* _Required work_
Transcribe exactly the lines from the one containing "Convert this chart to Chart.js code." through the one containing "140, 160, 180];", both included, and leave out any pictures.

* _Material to process_
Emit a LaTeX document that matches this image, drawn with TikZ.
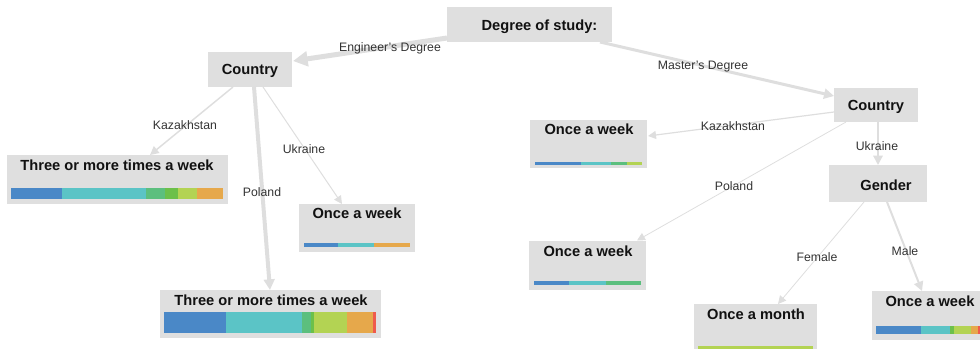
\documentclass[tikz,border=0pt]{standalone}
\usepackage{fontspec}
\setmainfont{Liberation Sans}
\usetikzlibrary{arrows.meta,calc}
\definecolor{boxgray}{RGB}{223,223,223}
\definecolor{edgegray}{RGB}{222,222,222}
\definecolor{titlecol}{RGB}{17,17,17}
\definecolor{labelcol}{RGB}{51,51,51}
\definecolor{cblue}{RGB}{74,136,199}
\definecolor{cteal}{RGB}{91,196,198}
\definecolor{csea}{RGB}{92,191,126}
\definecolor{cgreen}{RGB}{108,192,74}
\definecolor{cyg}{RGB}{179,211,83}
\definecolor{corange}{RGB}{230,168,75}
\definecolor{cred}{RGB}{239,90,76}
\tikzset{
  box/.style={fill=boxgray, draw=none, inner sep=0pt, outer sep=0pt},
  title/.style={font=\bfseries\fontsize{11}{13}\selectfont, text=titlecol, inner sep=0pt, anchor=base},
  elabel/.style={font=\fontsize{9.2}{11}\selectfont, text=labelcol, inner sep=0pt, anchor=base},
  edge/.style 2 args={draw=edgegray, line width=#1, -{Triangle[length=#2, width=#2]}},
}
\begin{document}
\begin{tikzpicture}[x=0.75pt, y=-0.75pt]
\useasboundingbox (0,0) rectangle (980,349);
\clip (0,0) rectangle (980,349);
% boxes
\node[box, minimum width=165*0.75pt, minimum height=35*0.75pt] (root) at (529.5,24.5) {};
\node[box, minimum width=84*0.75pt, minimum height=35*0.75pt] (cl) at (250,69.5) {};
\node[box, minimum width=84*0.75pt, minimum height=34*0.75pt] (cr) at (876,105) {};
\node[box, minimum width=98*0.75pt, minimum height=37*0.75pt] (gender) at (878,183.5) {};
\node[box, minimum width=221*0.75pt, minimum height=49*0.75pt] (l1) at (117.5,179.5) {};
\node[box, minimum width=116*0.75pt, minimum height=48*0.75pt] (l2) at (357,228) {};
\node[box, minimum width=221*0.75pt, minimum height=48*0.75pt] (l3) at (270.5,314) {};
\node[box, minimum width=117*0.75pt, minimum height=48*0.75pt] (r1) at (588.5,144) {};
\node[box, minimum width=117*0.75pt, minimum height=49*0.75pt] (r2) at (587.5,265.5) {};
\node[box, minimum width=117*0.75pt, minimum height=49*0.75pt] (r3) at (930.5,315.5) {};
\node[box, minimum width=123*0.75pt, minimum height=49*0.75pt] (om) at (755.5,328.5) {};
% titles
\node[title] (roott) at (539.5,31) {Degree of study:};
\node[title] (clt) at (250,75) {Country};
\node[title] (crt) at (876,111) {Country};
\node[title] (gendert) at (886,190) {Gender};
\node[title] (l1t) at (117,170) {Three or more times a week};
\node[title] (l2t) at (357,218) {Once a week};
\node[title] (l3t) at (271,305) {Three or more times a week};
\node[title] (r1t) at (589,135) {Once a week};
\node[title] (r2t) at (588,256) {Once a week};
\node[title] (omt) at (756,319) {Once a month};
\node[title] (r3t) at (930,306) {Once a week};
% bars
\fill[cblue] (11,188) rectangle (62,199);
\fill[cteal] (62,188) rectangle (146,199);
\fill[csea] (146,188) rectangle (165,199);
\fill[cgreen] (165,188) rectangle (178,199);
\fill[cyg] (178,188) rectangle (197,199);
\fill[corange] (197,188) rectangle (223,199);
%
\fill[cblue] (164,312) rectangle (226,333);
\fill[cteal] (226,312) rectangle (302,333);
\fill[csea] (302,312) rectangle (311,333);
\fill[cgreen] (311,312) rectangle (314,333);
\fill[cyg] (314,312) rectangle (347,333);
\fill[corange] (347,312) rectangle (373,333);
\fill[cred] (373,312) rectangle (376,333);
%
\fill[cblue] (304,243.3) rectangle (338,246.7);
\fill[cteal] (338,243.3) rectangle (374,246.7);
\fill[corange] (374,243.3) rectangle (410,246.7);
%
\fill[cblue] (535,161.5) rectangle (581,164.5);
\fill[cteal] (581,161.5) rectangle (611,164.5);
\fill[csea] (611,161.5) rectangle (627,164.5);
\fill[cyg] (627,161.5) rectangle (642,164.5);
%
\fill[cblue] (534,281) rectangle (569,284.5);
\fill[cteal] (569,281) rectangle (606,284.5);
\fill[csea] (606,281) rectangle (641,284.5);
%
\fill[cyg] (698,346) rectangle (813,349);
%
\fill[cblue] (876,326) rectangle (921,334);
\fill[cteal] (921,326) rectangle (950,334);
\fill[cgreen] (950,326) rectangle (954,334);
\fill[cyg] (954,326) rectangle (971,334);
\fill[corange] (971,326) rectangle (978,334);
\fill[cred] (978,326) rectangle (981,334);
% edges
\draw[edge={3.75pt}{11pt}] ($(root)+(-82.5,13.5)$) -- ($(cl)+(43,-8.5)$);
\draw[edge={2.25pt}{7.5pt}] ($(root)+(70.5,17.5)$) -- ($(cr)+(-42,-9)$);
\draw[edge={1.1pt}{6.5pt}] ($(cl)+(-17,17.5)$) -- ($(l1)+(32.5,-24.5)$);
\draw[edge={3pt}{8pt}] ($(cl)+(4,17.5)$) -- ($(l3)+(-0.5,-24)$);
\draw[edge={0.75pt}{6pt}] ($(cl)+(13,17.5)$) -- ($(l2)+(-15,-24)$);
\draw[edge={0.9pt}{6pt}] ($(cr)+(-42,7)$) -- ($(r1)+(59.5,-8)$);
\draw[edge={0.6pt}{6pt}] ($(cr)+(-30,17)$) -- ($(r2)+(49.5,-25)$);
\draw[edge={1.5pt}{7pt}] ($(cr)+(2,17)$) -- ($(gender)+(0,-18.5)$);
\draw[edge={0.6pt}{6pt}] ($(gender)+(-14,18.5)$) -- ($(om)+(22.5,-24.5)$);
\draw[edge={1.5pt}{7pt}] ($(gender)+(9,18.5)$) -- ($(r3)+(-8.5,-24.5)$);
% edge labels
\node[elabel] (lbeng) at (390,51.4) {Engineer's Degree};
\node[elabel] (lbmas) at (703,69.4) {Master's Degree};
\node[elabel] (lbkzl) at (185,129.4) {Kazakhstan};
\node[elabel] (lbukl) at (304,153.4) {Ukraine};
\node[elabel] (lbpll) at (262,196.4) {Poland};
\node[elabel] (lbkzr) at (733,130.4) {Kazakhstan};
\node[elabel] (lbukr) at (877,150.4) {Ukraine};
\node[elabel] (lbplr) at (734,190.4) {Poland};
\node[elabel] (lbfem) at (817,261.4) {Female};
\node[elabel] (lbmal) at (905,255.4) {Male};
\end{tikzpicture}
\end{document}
==
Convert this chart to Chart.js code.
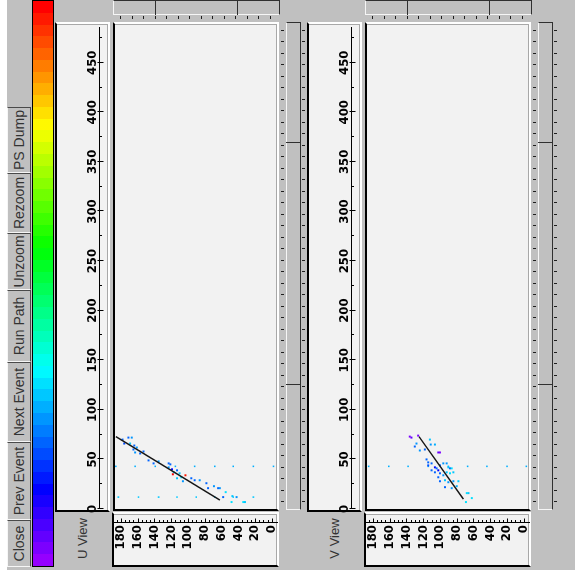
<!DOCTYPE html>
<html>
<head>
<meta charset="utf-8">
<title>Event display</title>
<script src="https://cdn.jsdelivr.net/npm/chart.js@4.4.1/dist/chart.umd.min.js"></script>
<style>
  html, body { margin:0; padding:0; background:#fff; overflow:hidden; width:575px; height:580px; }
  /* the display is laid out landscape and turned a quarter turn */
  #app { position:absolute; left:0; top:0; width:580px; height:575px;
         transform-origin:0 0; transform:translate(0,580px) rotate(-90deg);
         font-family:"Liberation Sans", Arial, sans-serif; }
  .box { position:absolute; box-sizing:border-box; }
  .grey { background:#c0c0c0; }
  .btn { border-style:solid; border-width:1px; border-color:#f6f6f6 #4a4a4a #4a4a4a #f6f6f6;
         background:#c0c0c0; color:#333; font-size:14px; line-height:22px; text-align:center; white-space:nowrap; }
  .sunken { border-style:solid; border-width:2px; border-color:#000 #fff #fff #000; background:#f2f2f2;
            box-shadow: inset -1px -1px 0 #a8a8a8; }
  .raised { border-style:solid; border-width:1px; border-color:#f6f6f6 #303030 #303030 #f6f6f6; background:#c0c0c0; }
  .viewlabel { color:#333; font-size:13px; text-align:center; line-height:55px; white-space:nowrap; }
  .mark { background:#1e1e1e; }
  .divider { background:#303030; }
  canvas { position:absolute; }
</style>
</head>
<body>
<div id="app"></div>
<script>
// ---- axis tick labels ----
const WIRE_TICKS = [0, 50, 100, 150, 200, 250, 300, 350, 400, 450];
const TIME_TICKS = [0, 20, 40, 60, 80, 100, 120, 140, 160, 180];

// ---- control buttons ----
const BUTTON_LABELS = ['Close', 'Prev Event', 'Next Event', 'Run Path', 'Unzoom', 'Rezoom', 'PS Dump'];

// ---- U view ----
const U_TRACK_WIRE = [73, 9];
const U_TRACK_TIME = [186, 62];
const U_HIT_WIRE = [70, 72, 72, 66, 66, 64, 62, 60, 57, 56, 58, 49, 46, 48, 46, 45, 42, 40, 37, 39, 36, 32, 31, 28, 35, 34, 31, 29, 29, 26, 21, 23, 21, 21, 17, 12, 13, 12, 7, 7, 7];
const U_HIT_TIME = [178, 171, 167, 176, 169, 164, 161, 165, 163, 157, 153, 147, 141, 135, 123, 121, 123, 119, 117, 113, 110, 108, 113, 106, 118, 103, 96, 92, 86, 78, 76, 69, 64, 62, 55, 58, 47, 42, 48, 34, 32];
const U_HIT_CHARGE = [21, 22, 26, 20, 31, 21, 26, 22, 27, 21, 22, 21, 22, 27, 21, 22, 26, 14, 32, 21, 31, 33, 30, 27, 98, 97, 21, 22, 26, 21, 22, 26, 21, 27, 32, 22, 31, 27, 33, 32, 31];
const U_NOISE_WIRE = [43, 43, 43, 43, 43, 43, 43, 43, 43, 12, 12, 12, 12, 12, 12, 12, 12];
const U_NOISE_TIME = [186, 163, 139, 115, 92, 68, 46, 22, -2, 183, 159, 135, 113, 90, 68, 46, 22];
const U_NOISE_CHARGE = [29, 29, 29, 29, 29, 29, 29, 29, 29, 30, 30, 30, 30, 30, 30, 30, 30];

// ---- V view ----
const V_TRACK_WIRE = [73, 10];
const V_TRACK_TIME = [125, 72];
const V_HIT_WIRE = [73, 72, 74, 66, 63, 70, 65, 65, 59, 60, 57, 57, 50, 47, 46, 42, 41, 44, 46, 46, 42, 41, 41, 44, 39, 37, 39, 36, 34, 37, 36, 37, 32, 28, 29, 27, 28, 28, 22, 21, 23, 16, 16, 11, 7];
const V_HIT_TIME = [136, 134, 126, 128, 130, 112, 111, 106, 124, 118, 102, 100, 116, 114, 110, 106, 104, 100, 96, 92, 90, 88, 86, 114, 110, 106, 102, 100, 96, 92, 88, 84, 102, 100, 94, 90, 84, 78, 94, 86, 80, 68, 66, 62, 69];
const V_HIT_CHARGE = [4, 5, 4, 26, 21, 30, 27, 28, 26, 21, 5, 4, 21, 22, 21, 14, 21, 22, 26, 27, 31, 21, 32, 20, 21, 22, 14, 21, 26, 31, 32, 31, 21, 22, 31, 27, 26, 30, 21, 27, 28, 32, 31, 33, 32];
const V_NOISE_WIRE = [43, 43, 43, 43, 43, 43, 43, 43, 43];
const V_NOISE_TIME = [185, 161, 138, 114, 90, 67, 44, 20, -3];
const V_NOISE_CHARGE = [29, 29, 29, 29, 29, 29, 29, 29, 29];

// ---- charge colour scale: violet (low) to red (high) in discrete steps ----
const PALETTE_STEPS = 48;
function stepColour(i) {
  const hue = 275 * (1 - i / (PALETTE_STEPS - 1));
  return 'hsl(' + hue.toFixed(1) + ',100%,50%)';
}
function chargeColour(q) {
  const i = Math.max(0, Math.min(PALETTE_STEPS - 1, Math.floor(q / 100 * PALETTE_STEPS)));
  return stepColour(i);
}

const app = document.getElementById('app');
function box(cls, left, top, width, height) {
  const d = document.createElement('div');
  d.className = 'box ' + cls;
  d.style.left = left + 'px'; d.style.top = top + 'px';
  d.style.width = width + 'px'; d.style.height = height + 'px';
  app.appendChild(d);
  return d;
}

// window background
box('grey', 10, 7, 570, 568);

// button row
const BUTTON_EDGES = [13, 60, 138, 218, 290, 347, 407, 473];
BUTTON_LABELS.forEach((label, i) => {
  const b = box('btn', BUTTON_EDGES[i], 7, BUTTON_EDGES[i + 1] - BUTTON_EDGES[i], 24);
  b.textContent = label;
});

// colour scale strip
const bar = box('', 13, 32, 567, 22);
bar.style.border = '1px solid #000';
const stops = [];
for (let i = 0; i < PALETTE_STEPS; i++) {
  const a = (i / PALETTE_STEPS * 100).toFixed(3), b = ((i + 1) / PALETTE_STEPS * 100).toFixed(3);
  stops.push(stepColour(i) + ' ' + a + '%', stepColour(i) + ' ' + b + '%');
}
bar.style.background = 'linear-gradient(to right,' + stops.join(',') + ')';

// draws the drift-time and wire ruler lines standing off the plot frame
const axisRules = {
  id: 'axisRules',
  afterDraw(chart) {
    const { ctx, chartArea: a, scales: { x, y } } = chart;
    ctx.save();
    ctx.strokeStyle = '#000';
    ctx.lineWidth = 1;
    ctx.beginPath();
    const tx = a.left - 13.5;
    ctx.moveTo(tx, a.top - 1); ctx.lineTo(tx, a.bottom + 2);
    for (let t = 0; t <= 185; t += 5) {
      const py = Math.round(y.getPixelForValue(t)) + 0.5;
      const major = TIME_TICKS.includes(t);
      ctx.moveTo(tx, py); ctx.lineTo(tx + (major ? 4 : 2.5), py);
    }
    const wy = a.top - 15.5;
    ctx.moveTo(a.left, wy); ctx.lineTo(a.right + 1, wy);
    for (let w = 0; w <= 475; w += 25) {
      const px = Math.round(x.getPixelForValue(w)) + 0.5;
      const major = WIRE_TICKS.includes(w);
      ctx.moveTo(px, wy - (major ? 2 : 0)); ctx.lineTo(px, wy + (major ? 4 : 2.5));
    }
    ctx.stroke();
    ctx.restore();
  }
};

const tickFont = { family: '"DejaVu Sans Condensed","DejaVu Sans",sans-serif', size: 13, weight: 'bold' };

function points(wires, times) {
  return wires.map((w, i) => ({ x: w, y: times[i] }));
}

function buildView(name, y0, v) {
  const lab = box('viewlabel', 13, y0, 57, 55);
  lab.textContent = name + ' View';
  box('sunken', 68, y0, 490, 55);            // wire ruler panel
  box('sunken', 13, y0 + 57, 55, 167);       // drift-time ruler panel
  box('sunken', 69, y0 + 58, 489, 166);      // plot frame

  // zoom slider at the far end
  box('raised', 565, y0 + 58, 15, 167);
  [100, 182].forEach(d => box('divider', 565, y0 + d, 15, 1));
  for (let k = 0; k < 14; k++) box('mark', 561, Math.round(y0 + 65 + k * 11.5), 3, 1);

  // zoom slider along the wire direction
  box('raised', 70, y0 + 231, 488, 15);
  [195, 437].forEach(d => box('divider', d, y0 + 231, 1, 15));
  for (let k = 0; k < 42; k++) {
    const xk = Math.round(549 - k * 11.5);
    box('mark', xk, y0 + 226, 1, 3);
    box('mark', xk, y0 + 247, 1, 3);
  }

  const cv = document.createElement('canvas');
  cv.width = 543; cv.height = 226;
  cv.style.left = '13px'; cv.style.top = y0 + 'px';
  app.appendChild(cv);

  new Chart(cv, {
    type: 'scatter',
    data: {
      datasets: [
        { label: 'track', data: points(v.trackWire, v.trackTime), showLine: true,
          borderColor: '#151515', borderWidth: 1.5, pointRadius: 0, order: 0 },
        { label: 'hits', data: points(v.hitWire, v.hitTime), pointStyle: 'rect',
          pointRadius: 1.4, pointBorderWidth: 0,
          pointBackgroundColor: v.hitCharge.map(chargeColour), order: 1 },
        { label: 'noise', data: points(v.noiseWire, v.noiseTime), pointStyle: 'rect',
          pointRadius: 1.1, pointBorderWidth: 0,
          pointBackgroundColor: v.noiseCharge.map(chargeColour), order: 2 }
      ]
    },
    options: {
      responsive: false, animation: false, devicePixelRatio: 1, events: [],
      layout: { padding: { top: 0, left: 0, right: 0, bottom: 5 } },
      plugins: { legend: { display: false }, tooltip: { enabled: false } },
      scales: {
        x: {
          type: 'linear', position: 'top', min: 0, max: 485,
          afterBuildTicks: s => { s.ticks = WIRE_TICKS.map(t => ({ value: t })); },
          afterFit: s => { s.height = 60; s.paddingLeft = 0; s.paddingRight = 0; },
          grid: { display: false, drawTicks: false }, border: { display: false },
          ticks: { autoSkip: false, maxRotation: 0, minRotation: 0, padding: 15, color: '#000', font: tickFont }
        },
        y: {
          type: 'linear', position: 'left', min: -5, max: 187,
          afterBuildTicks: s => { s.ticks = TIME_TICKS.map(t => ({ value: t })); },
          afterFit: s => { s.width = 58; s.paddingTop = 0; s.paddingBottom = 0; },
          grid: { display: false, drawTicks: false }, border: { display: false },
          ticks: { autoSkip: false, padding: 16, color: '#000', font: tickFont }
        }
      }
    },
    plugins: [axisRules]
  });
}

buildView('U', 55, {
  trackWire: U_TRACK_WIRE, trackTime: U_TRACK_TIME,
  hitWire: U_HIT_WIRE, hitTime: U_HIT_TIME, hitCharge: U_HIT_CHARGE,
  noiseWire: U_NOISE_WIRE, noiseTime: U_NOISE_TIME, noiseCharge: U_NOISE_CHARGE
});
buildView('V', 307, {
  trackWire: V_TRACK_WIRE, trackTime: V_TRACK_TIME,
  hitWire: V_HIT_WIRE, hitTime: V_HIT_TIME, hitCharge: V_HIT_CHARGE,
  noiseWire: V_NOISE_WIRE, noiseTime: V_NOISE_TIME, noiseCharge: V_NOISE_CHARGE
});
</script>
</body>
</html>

* _Complete output_
Convert this chart to Chart.js code.
<!DOCTYPE html>
<html>
<head>
<meta charset="utf-8">
<title>Event display</title>
<script src="https://cdn.jsdelivr.net/npm/chart.js@4.4.1/dist/chart.umd.min.js"></script>
<style>
  html, body { margin:0; padding:0; background:#fff; overflow:hidden; width:575px; height:580px; }
  /* the display is laid out landscape and turned a quarter turn */
  #app { position:absolute; left:0; top:0; width:580px; height:575px;
         transform-origin:0 0; transform:translate(0,580px) rotate(-90deg);
         font-family:"Liberation Sans", Arial, sans-serif; }
  .box { position:absolute; box-sizing:border-box; }
  .grey { background:#c0c0c0; }
  .btn { border-style:solid; border-width:1px; border-color:#f6f6f6 #4a4a4a #4a4a4a #f6f6f6;
         background:#c0c0c0; color:#333; font-size:14px; line-height:22px; text-align:center; white-space:nowrap; }
  .sunken { border-style:solid; border-width:2px; border-color:#000 #fff #fff #000; background:#f2f2f2;
            box-shadow: inset -1px -1px 0 #a8a8a8; }
  .raised { border-style:solid; border-width:1px; border-color:#f6f6f6 #303030 #303030 #f6f6f6; background:#c0c0c0; }
  .viewlabel { color:#333; font-size:13px; text-align:center; line-height:55px; white-space:nowrap; }
  .mark { background:#1e1e1e; }
  .divider { background:#303030; }
  canvas { position:absolute; }
</style>
</head>
<body>
<div id="app"></div>
<script>
// ---- axis tick labels ----
const WIRE_TICKS = [0, 50, 100, 150, 200, 250, 300, 350, 400, 450];
const TIME_TICKS = [0, 20, 40, 60, 80, 100, 120, 140, 160, 180];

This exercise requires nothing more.